* [The exercise]
Print exactly the lines below between the line containing "Convert this chart to Plotly code." and the line containing "import plotly.graph_objects as go", counting both of those lines. Leave pictures out.

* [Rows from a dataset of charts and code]
• • • • •

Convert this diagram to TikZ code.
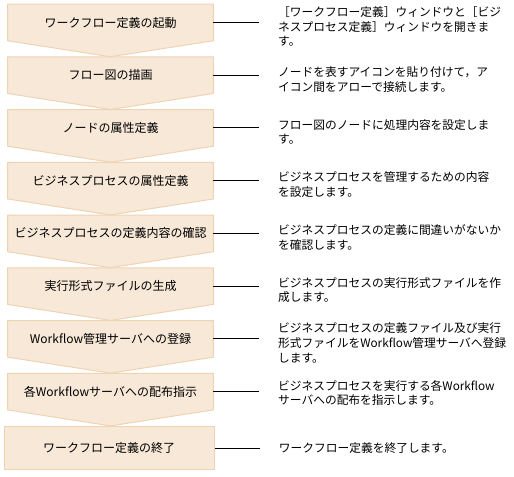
\documentclass[tikz,border=0pt]{standalone}
\usepackage{fontspec}
\newfontfamily\jpfont{Noto Sans CJK JP}
\usetikzlibrary{positioning,calc,backgrounds}
\definecolor{stepfill}{HTML}{F7E8D8}
\definecolor{stepline}{HTML}{EFD3B3}

\begin{document}
\begin{tikzpicture}[x=0.75pt, y=-0.75pt,
        stepbox/.style={rectangle, minimum width=153.75pt, minimum height=27pt, inner sep=0pt, align=center, font=\jpfont\fontsize{9pt}{10.5pt}\selectfont},
        endbox/.style={stepbox, minimum width=157.5pt, minimum height=32.25pt, fill=stepfill, draw=stepline, line width=0.75pt},
        chevron/.style={fill=stepfill, draw=stepline, line width=0.75pt, line join=miter},
        link/.style={draw=black, line width=0.75pt},
        desc/.style={align=left, inner sep=0pt, yshift=-3pt, font=\jpfont\fontsize{8.8pt}{11pt}\selectfont},
    ]
        \useasboundingbox (0,0) rectangle (514,477);

        % Left column: the steps, one under the other
        \node[stepbox] (s1) at (110.5,22.5) {ワークフロー定義の起動};
        \node[stepbox, below=12.15pt of s1] (s2) {フロー図の描画};
        \node[stepbox, below=12.15pt of s2] (s3) {ノードの属性定義};
        \node[stepbox, below=12.15pt of s3] (s4) {ビジネスプロセスの属性定義};
        \node[stepbox, below=12.15pt of s4] (s5) {ビジネスプロセスの定義内容の確認};
        \node[stepbox, below=12.15pt of s5] (s6) {実行形式ファイルの生成};
        \node[stepbox, below=12.15pt of s6] (s7) {Workflow管理サーバへの登録};
        \node[stepbox, below=12.15pt of s7] (s8) {各Workflowサーバへの配布指示};
        \node[endbox, below=12.15pt of s8, xshift=-1.1pt] (s9) {ワークフロー定義の終了};

        % Chevron outlines behind the step texts
        \begin{scope}[on background layer]
            \foreach \i in {1,...,8}
                \draw[chevron] (s\i.north west) -- (s\i.north east) -- (s\i.south east)
                    -- ($(s\i.south)+(0,16)$) -- (s\i.south west) -- cycle;
        \end{scope}

        % Leader lines to the right
        \draw[link] (s1.east) -- ++(34.5pt,0) coordinate (e1);
        \draw[link] (s2.east) -- ++(34.5pt,0) coordinate (e2);
        \draw[link] (s3.east) -- ++(34.5pt,0) coordinate (e3);
        \draw[link] (s4.east) -- ++(34.5pt,0) coordinate (e4);
        \draw[link] (s5.east) -- ++(34.5pt,0) coordinate (e5);
        \draw[link] (s6.east) -- ++(34.5pt,0) coordinate (e6);
        \draw[link] (s7.east) -- ++(34.5pt,0) coordinate (e7);
        \draw[link] (s8.east) -- ++(34.5pt,0) coordinate (e8);
        \draw[link] (s9.east) -- ++(34.1pt,0) coordinate (e9);

        % Descriptions
        \node[desc, right=14pt of e1] (d1) {［ワークフロー定義］ウィンドウと［ビジ\\ネスプロセス定義］ウィンドウを開きま\\す。};
        \node[desc, right=14pt of e2] (d2) {ノードを表すアイコンを貼り付けて，ア\\イコン間をアローで接続します。};
        \node[desc, right=14pt of e3] (d3) {フロー図のノードに処理内容を設定しま\\す。};
        \node[desc, right=14pt of e4] (d4) {ビジネスプロセスを管理するための内容\\を設定します。};
        \node[desc, right=14pt of e5] (d5) {ビジネスプロセスの定義に間違いがないか\\を確認します。};
        \node[desc, right=14pt of e6] (d6) {ビジネスプロセスの実行形式ファイルを作\\成します。};
        \node[desc, right=14pt of e7] (d7) {ビジネスプロセスの定義ファイル及び実行\\形式ファイルをWorkflow管理サーバへ登録\\します。};
        \node[desc, right=14pt of e8, yshift=2pt] (d8) {ビジネスプロセスを実行する各Workflow\\サーバへの配布を指示します。};
        \node[desc, right=14pt of e9, yshift=3pt] (d9) {ワークフロー定義を終了します。};

    \end{tikzpicture}
\end{document}
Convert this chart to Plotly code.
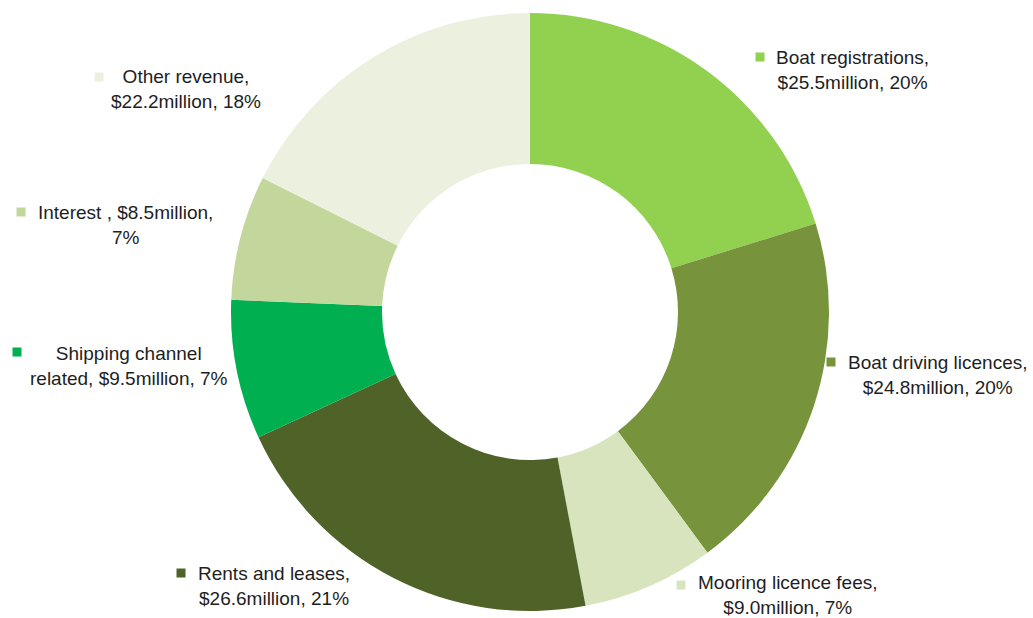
import plotly.graph_objects as go

categories = ["Boat registrations", "Boat driving licences", "Mooring licence fees",
              "Rents and leases", "Shipping channel related", "Interest", "Other revenue"]
values = [25.5, 24.8, 9.0, 26.6, 9.5, 8.5, 22.2]
percents = [20, 20, 7, 21, 7, 7, 18]
colors = ["#92D050", "#77933C", "#D7E4BD", "#4F6228", "#00B050", "#C3D69B", "#EBF1DE"]
label_texts = [
    "Boat registrations,<br>$25.5million, 20%",
    "Boat driving licences,<br>$24.8million, 20%",
    "Mooring licence fees,<br>$9.0million, 7%",
    "Rents and leases,<br>$26.6million, 21%",
    "Shipping channel<br>related, $9.5million, 7%",
    "Interest , $8.5million,<br>7%",
    "Other revenue,<br>$22.2million, 18%",
]

W, H = 1033, 618
# label layout (pixel positions): text block center, marker center
text_pos = [(852, 70), (938, 375), (788, 595), (274, 586), (129, 366), (125, 225), (186, 89)]
marker_pos = [(760, 57), (831, 362), (681, 585), (181, 573), (17, 352), (21, 212), (99, 77)]

cx, cy, r = 530, 312, 299

fig = go.Figure(go.Pie(
    labels=categories,
    values=values,
    marker=dict(colors=colors, line=dict(width=0)),
    hole=0.495,
    sort=False,
    direction="clockwise",
    rotation=0,
    textinfo="none",
    hoverinfo="label+value+percent",
    showlegend=False,
    domain=dict(x=[(cx - r) / W, (cx + r) / W], y=[(H - cy - r) / H, (H - cy + r) / H]),
))

annotations = []
shapes = []
s = 4.5
for txt, (tx, ty), (mx, my), col in zip(label_texts, text_pos, marker_pos, colors):
    annotations.append(dict(
        text=txt, x=tx / W, y=1 - ty / H, xref="paper", yref="paper",
        xanchor="center", yanchor="middle", align="center", showarrow=False,
        font=dict(family="Liberation Sans, Arial, sans-serif", size=19, color="#1e1e1e"),
    ))
    shapes.append(dict(
        type="rect", xref="paper", yref="paper",
        x0=(mx - s) / W, x1=(mx + s) / W, y0=1 - (my + s) / H, y1=1 - (my - s) / H,
        fillcolor=col, line=dict(width=0),
    ))

fig.update_layout(
    width=W, height=H,
    margin=dict(l=0, r=0, t=0, b=0),
    paper_bgcolor="white",
    plot_bgcolor="white",
    annotations=annotations,
    shapes=shapes,
)

fig.write_html("out.html")
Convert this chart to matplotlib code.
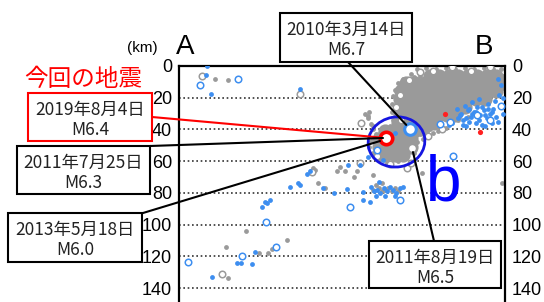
import matplotlib
matplotlib.use("Agg")
import matplotlib.pyplot as plt
from matplotlib.patches import Rectangle, Ellipse, ConnectionPatch

W, H = 544, 302
JP = ["Noto Sans CJK JP", "DejaVu Sans"]

# depth ticks (km)
depth_ticks = [0, 20, 40, 60, 80, 100, 120, 140]

# dense gray cloud (distance along A-B, depth) in km
core_dist = [158, 164, 170, 176, 182, 188, 194, 200,
             143, 149, 155, 161, 167, 173, 179, 185, 191, 197, 202,
             140, 146, 152, 158, 164, 170, 176, 182, 188, 194, 200,
             139, 145, 151, 157, 163, 169, 175, 181, 187, 193,
             139, 145, 151, 157, 163, 169, 175, 180,
             139, 145, 151, 157, 163, 169, 174,
             138, 144, 150, 156, 161,
             130, 136, 142, 148, 154,
             126, 131, 136, 141, 146,
             126, 131, 136, 141, 146,
             130, 136, 141]
core_depth = [6, 6, 6, 6, 6, 6, 6, 6,
              11, 11, 11, 11, 11, 11, 11, 11, 11, 11, 11,
              16, 16, 16, 16, 16, 16, 16, 16, 16, 16, 16,
              21, 21, 21, 21, 21, 21, 21, 21, 21, 21,
              26, 26, 26, 26, 26, 26, 26, 26,
              31, 31, 31, 31, 31, 31, 31,
              36, 36, 36, 36, 36,
              41, 41, 41, 41, 40,
              46, 46, 46, 46, 46,
              51, 51, 51, 51, 51,
              56, 56, 56]

# scattered gray events
gray_dist = [150, 156, 162, 168, 174, 180, 186, 192, 198, 203, 146, 141, 138, 136,
             135, 134, 134, 135, 133, 128, 124, 121, 120, 122, 126, 131, 138, 143,
             148, 150, 152, 158, 164, 170, 176, 182, 160, 154, 117, 119, 204, 204,
             122, 22.7, 30.9, 119.2, 121.1, 122.3, 119.8, 30.9, 29.6, 50.4, 56.1,
             58.6, 68.1, 42.2, 85.8, 84.5, 87.6, 99.6, 101.5, 104.7, 122, 126, 128,
             130, 132, 134, 136, 138, 124, 128, 122.3, 153.2, 203.7, 92, 110, 112,
             152, 148, 163, 168]
gray_depth = [2, 1, 2, 1, 2, 1, 2, 1, 2, 2, 5, 8, 11, 15,
              19, 24, 29, 34, 38, 40, 43, 47, 51, 55, 59, 61, 60, 58,
              55, 48, 43, 40, 38, 36, 34, 32, 42, 46, 30, 33, 6, 14,
              38, 8.2, 8.6, 31.5, 36.6, 39.7, 29.0, 133.7, 114.1, 117.9, 117.9,
              115.4, 109.7, 104.0, 65.6, 64.3, 73.8, 66.2, 63.7, 66.2, 78, 77, 79,
              78, 77, 79, 77, 79, 75, 74, 68.7, 67.5, 73.8, 77, 70, 66,
              6, 7, 41, 39]

gray_open_dist = [14.5, 76.3, 27.1, 83.9, 143.8, 160, 172, 184, 196, 145, 139, 137,
                  140, 125, 133, 146, 157, 166, 115, 152, 114.1]
gray_open_depth = [6.3, 17.7, 131.1, 66.8, 64.3, 3, 0.5, 3, 0.5, 9, 18, 26,
                   34, 57, 62, 61, 44, 40, 36, 4, 61]

# blue events
blue_dist = [17.0, 17.7, 20.2, 76.3, 20.8, 36.6, 39.1, 46.0, 47.9, 52.3, 55.5,
             57.4, 54.2, 70.0, 75.0, 76.3, 80.7, 82.6, 90.8, 97.7, 106.6, 105.9,
             116.0, 116.0, 120.4, 114.1, 141.2,
             121, 123, 125, 127, 129, 131, 133, 135, 137, 139, 124, 130, 136, 126,
             175, 178, 180, 182, 184, 186, 188, 190, 192, 194, 196, 198, 200, 183,
             187, 191, 179, 195, 199, 202, 203, 201, 197, 185, 189, 176, 172, 193,
             181, 170, 119.2, 128.6, 136.2,
             177, 181, 185, 189, 193, 197, 201, 183, 187, 191, 195, 179, 204, 204]
blue_depth = [5.7, 0, 17.7, 14.5, 133.0, 124.2, 124.2, 124.8, 117.3, 88.9, 86.4,
              84.5, 85.8, 76.3, 73.8, 75.0, 68.1, 66.2, 76.9, 80.1, 62.4, 77.6,
              79.4, 84.5, 85.8, 62.4, 76.3,
              76, 79, 78, 80, 77, 79, 76, 78, 80, 77, 82, 82, 82, 73,
              27, 30, 25, 28, 32, 29, 26, 31, 28, 33, 30, 27, 32, 35,
              36, 37, 34, 24, 22, 18, 12, 8, 36, 23, 21, 33, 36, 38,
              38, 37, 57.4, 59.3, 42.2,
              31, 33, 30, 34, 31, 29, 35, 27, 29, 26, 27, 37, 30, 20]

blue_open_dist = [13.2, 37.2, 5.7, 39.7, 61.2, 54.9, 107.8, 139.3, 172.8, 164.6,
                  171, 196, 203, 188, 124.8]
blue_open_depth = [12.0, 8.2, 123.6, 119.8, 114.1, 98.4, 88.9, 84.5, 56.7, 36.6,
                   35, 34, 25, 31, 53.0]

red_dist = [167.7, 189.8]
red_depth = [30.3, 41.6]

# labelled events: text, distance, depth
ev_2010 = ("2010年3月14日", "M6.7", 145.6, 39.7)
ev_2019 = ("2019年8月4日", "M6.4", 130.5, 45.4)
ev_2011a = ("2011年7月25日", "M6.3", 128.6, 45.4)
ev_2013 = ("2013年5月18日", "M6.0", 126.7, 47.3)
ev_2011b = ("2011年8月19日", "M6.5", 146.9, 51.7)


def fx(px):
    return px / W


def fy(py):
    return 1 - py / H


fig = plt.figure(figsize=(W / 100, H / 100), dpi=100)
ax = fig.add_axes([fx(179), 0, (505 - 179) / W, (H - 66) / H])

gray = "#9a9a9a"
blue = "#3d8ef0"

ax.scatter(core_dist, core_depth, s=105, color=gray, lw=0, zorder=2)
ax.scatter(gray_dist, gray_depth, s=12, color=gray, lw=0, zorder=2)
ax.scatter(gray_open_dist, gray_open_depth, s=22, facecolor="white",
           edgecolor=gray, lw=1.1, zorder=3)
ax.scatter(blue_dist, blue_depth, s=12, color=blue, lw=0, zorder=4)
ax.scatter(blue_open_dist, blue_open_depth, s=22, facecolor="white",
           edgecolor=blue, lw=1.1, zorder=4)
ax.scatter(red_dist, red_depth, s=14, color="#ff2020", lw=0, zorder=5)

# highlighted events
ax.scatter([ev_2010[2]], [ev_2010[3]], s=70, facecolor="white", edgecolor=blue,
           lw=2.2, zorder=6)
ax.scatter([ev_2011b[2]], [ev_2011b[3]], s=40, facecolor="white", edgecolor=gray,
           lw=1.6, zorder=6)
ax.scatter([ev_2019[2]], [ev_2019[3]], s=80, facecolor="white", edgecolor="red",
           lw=2.6, zorder=7)

ax.add_patch(Ellipse((137.1, 47.9), 35.9, 31.5, angle=-10, fill=False,
                     edgecolor="#1515e0", lw=2, zorder=8))

ax.set_xlim(0, 205.5)
ax.set_ylim(148.8, 0)
ax.set_xticks([])
ax.set_yticks(depth_ticks)
ax.set_yticklabels([str(d) for d in depth_ticks], family="Liberation Sans")
ax.tick_params(axis="y", length=0, pad=5, labelsize=13, left=False,
               labelleft=True, labelright=True)
ax.grid(axis="y", linestyle=(0, (1, 1.6)), color="#333333", lw=1.2)
ax.set_axisbelow(True)
for side in ["top", "left", "right"]:
    ax.spines[side].set_linewidth(1.6)
    ax.spines[side].set_color("black")
ax.spines["bottom"].set_visible(False)

ax.text(167, 74, "b", color="#0000ff", fontsize=46,
        family="Liberation Sans", ha="center", va="center", zorder=9)

# labels above the section
fig.text(fx(142), fy(48), "(km)", fontsize=11, ha="center", va="center",
         family="Liberation Sans")
fig.text(fx(185), fy(47), "A", fontsize=20, ha="center", va="center",
         family="Liberation Sans")
fig.text(fx(484), fy(47), "B", fontsize=20, ha="center", va="center",
         family="Liberation Sans")
fig.text(fx(83), fy(79), "今回の地震", fontsize=17, color="red", ha="center",
         va="center", family=JP)


def label_box(ev, x0, y0, x1, y1, edge="black"):
    fig.add_artist(Rectangle((fx(x0), fy(y1)), (x1 - x0) / W, (y1 - y0) / H,
                             transform=fig.transFigure, facecolor="white",
                             edgecolor=edge, lw=1.5, zorder=20))
    cx = (x0 + x1) / 2
    fig.text(fx(cx), fy(y0 + 16.5), ev[0], fontsize=12.5, ha="center",
             va="center", family=JP, color="#222222", zorder=21)
    fig.text(fx(cx), fy(y0 + 37), ev[1], fontsize=12.5, ha="center",
             va="center", family=JP, color="#222222", zorder=21)


def leader(px, py, ev, color="black", shrink=0):
    fig.add_artist(ConnectionPatch((fx(px), fy(py)), (ev[2], ev[3]),
                                   coordsA=fig.transFigure, coordsB=ax.transData,
                                   color=color, lw=1.5, shrinkB=shrink,
                                   zorder=15))


leader(348, 62, ev_2010, shrink=4)
leader(152, 117, ev_2019, color="red", shrink=3)
leader(150, 146, ev_2011a)
leader(143, 213, ev_2013)
leader(434, 241, ev_2011b, shrink=3)

label_box(ev_2010, 280, 13, 412, 62)
label_box(ev_2019, 28, 93, 152, 141, edge="red")
label_box(ev_2011a, 17, 146, 150, 194)
label_box(ev_2013, 8, 213, 142, 262)
label_box(ev_2011b, 369, 241, 501, 288)

fig.savefig("out.png", dpi=100)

• • • • •

* [Exercise solution]
Convert this chart to Plotly code.
import plotly.graph_objects as go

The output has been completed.